Eriştenin lezzetinin sırrının yumurta olduğunu dikkat çeken Kara, "Un, süt ve yumurta ile yapılan erişte çok lezzetli olur. Biz eriştenin hamurunu su ile yapmıyoruz. Su ile de hamuru yapılır ama lezzetli olmaz. Bunun sırrı süt ve yumurtadır. Süt ve yumurtadan yapılan erişte çok daha lezzetli oluyor. Besleyici ve doyurucu özelliği de var." dedi
Kara, "Hamur kıvamını alıncaya kadar yoğrulduktan sonra oklavalarla açılan hamur tahtalar üzerinde kesiliyor, sofra altlarına serilerek gölgede kurutuluyor" dedi.

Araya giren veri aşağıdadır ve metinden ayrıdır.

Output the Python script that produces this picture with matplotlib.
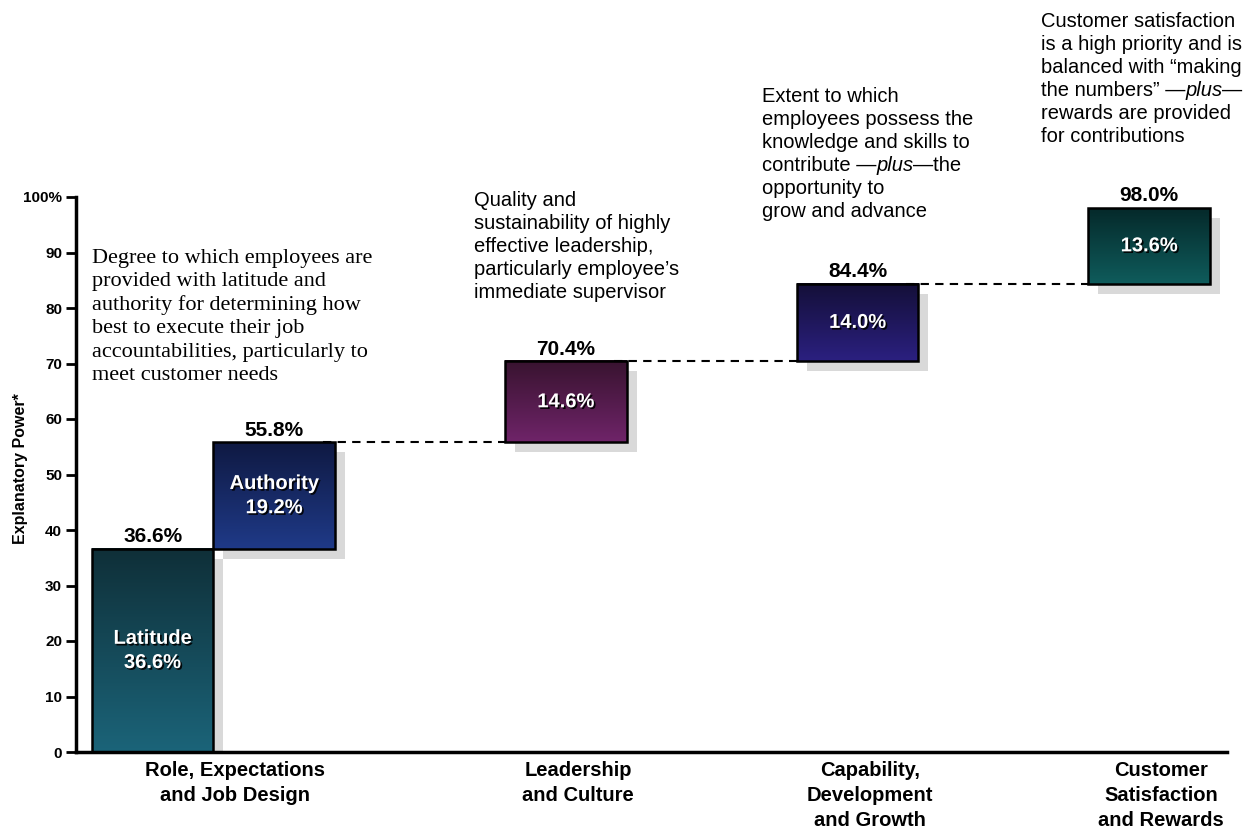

"Çocuklar için önemli besin kaynağı"
Kışın sofralarda çorba ve pilav olarak yerini alan eriştenin Akseki'de yoğun olarak tüketildiğini belirten Pantır, "Erişte bizim kışlık yemeğimizdir. Kış yemeklerimizden olan erişte özellikle çorba ve pilavda kullanılıyor.. Çocuklar içinde oldukça besleyicidir. Bizim mahalle sakinleri olarak komşularımız arasında dayanışma geleneği devam ediyor. İmece usulü yapıldığı için pek yorucu olmuyor. 120 tane yumurtadan ise 30 kilogram erişte yapılıyor" diye konuştu.